Bergen Belsen - Vue générale.
A son retour en France, André PEDRON se remit à aimer la nuit, « ces belles nuits de printemps comme il n’y en a que chez nous». Il ne pouvait pas se douter que rapidement ce serait le silence qui s’abattrait sur ses mots. Son ouvrage s’achève ainsi. Brutalement. Sur une page-couperet. Une page qui évoque la France et la liberté retrouvée. Peut-être aussi entre les mots, une France qui allait se détourner, et laisser les rescapés des camps seuls panser leurs plaies.
Parcours de l’auteur: l’engagement de résistant d’André PEDRON débute dès la défaite militaire de la France. Ainsi en 1940, alors directeur administratif du dépôt de la société « Les consommateurs de pétrole » basée à Saint Priest (69), il parvient à soustraire aux occupants d’importantes quantité de carburant. Son action sera par la suite diversifiée, de la fabrication de faux papiers à la quête d’informations diverses (mouvements sur l’aéroport de Bron ainsi qu’en gare de triage de Saint Priest-Vénissieux) au bénéfice du réseau Mithridate (à compter de 1943), jusqu’à des sabotages de trains. Un détenteur de faux papiers dont il était l’auteur malheureusement parlera sous la torture et livrera son nom.
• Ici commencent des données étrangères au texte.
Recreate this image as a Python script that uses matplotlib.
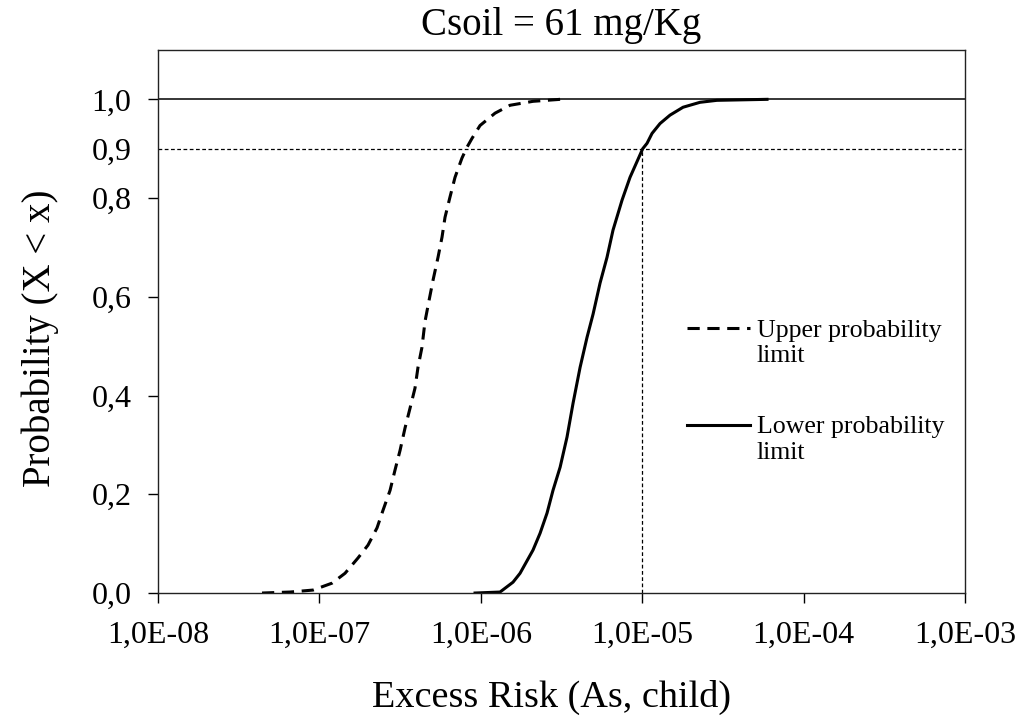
import numpy as np
import matplotlib.pyplot as plt
from matplotlib.ticker import FuncFormatter

# cumulative probability curves
upper_risk = [4.41e-8, 6.57e-8, 9.13e-8, 1.197e-7, 1.441e-7, 1.734e-7, 2.000e-7, 2.275e-7,
              2.48e-7, 2.74e-7, 2.94e-7, 3.16e-7, 3.39e-7, 3.64e-7, 3.91e-7, 4.08e-7,
              4.32e-7, 4.51e-7, 4.78e-7, 5.06e-7, 5.43e-7, 5.75e-7, 6.00e-7, 6.44e-7,
              6.92e-7, 7.64e-7, 8.21e-7, 8.82e-7, 9.89e-7, 1.225e-6, 1.517e-6, 2.105e-6,
              3.10e-6]
upper_prob = [0.0, 0.002, 0.006, 0.020, 0.040, 0.071, 0.097, 0.132,
              0.168, 0.208, 0.249, 0.289, 0.334, 0.374, 0.415, 0.457,
              0.498, 0.550, 0.593, 0.634, 0.680, 0.721, 0.761, 0.802,
              0.842, 0.881, 0.903, 0.921, 0.947, 0.972, 0.988, 0.996,
              1.0]

lower_risk = [9.21e-7, 1.315e-6, 1.583e-6, 1.750e-6, 2.105e-6, 2.328e-6, 2.572e-6, 2.80e-6,
              3.10e-6, 3.42e-6, 3.73e-6, 4.12e-6, 4.55e-6, 4.96e-6, 5.48e-6, 6.05e-6,
              6.59e-6, 7.50e-6, 8.40e-6, 1.007e-5, 1.071e-5, 1.150e-5, 1.289e-5, 1.486e-5,
              1.790e-5, 2.28e-5, 2.90e-5, 5.93e-5]
lower_prob = [0.0, 0.002, 0.022, 0.040, 0.087, 0.121, 0.162, 0.208,
              0.255, 0.316, 0.385, 0.457, 0.518, 0.565, 0.628, 0.680,
              0.735, 0.796, 0.842, 0.900, 0.911, 0.931, 0.951, 0.968,
              0.984, 0.994, 0.998, 1.0]

x_ticks = [1e-8, 1e-7, 1e-6, 1e-5, 1e-4, 1e-3]
y_ticks = [0.0, 0.2, 0.4, 0.6, 0.8, 1.0]
y_labels = ['0,0', '0,2', '0,4', '0,6', '0,8', '1,0']
p_ref = 0.9
risk_ref = 1e-5

plt.rcParams['font.family'] = ['Liberation Serif', 'DejaVu Serif']

fig = plt.figure(figsize=(10.18, 7.17), dpi=100)
ax = fig.add_axes([0.1552, 0.1729, 0.7928, 0.7574])

ax.plot(upper_risk, upper_prob, color='black', lw=2.2, linestyle=(0, (4, 2.5)))
ax.plot(lower_risk, lower_prob, color='black', lw=2.2)

ax.axhline(1.0, color='black', lw=1.1)
ax.axhline(p_ref, color='black', lw=0.9, linestyle=(0, (3, 2)))
ax.plot([risk_ref, risk_ref], [0, p_ref], color='black', lw=0.9, linestyle=(0, (3, 2)))

ax.set_xscale('log')
ax.set_xlim(x_ticks[0], x_ticks[-1])
ax.set_ylim(0, 1.1)
ax.set_xticks(x_ticks)
ax.xaxis.set_minor_locator(plt.NullLocator())
ax.xaxis.set_major_formatter(FuncFormatter(lambda v, pos: f"{v:.1E}".replace('.', ',')))
ax.set_yticks(y_ticks)
ax.set_yticklabels(y_labels)
ax.set_yticks([p_ref], minor=True)
ax.set_yticklabels(['0,9'], minor=True)

ax.tick_params(which='major', direction='out', length=7, width=1.0, labelsize=23, color='black')
ax.tick_params(axis='y', which='major', pad=12)
ax.tick_params(axis='x', which='major', pad=13)
ax.tick_params(axis='y', which='minor', length=0, labelsize=23, pad=19)

for sp in ax.spines.values():
    sp.set_linewidth(1.0)
    sp.set_color('#222222')

ax.set_title('Csoil = 61 mg/Kg', fontsize=28, pad=11)
ax.set_xlabel('Excess Risk (As, child)', fontsize=27.5)
ax.xaxis.set_label_coords(0.4876, -0.16)
ax.set_ylabel('Probability (X < x)', fontsize=28)
ax.yaxis.set_label_coords(-0.123, 0.4687)

# legend drawn by hand so the line sits on the first text line
ax.plot([0.6555, 0.7336], [0.488, 0.488], transform=ax.transAxes, color='black',
        lw=2.2, linestyle=(0, (4, 2.5)))
ax.text(0.742, 0.459, 'Upper probability\nlimit', transform=ax.transAxes, fontsize=18.6,
        va='center', ha='left', linespacing=1.2)
ax.plot([0.6555, 0.7336], [0.309, 0.309], transform=ax.transAxes, color='black', lw=2.2)
ax.text(0.742, 0.282, 'Lower probability\nlimit', transform=ax.transAxes, fontsize=18.6,
        va='center', ha='left', linespacing=1.2)

fig.savefig('out.png', dpi=100)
Arrêté le 19 octobre 1943, il est incarcéré dans la prison lyonnaise de Montluc. Il sera durant cette première phase de détention régulièrement interrogé dans les murs de l’Ecole de Santé militaire, rue Berthelot. Par la suite, il est transféré au camp de Royallieu à Compiègne (60), où il séjourne du 21 mai au 4 juin 1944, avant d’être déporté dans le camp de Neuengamme (kommando Porta-Westfalica). Face à l’avancée des troupes alliées au début 1945, il est finalement évacué vers le camp de Bergen Belsen dans lequel il sera libéré le 15 avril.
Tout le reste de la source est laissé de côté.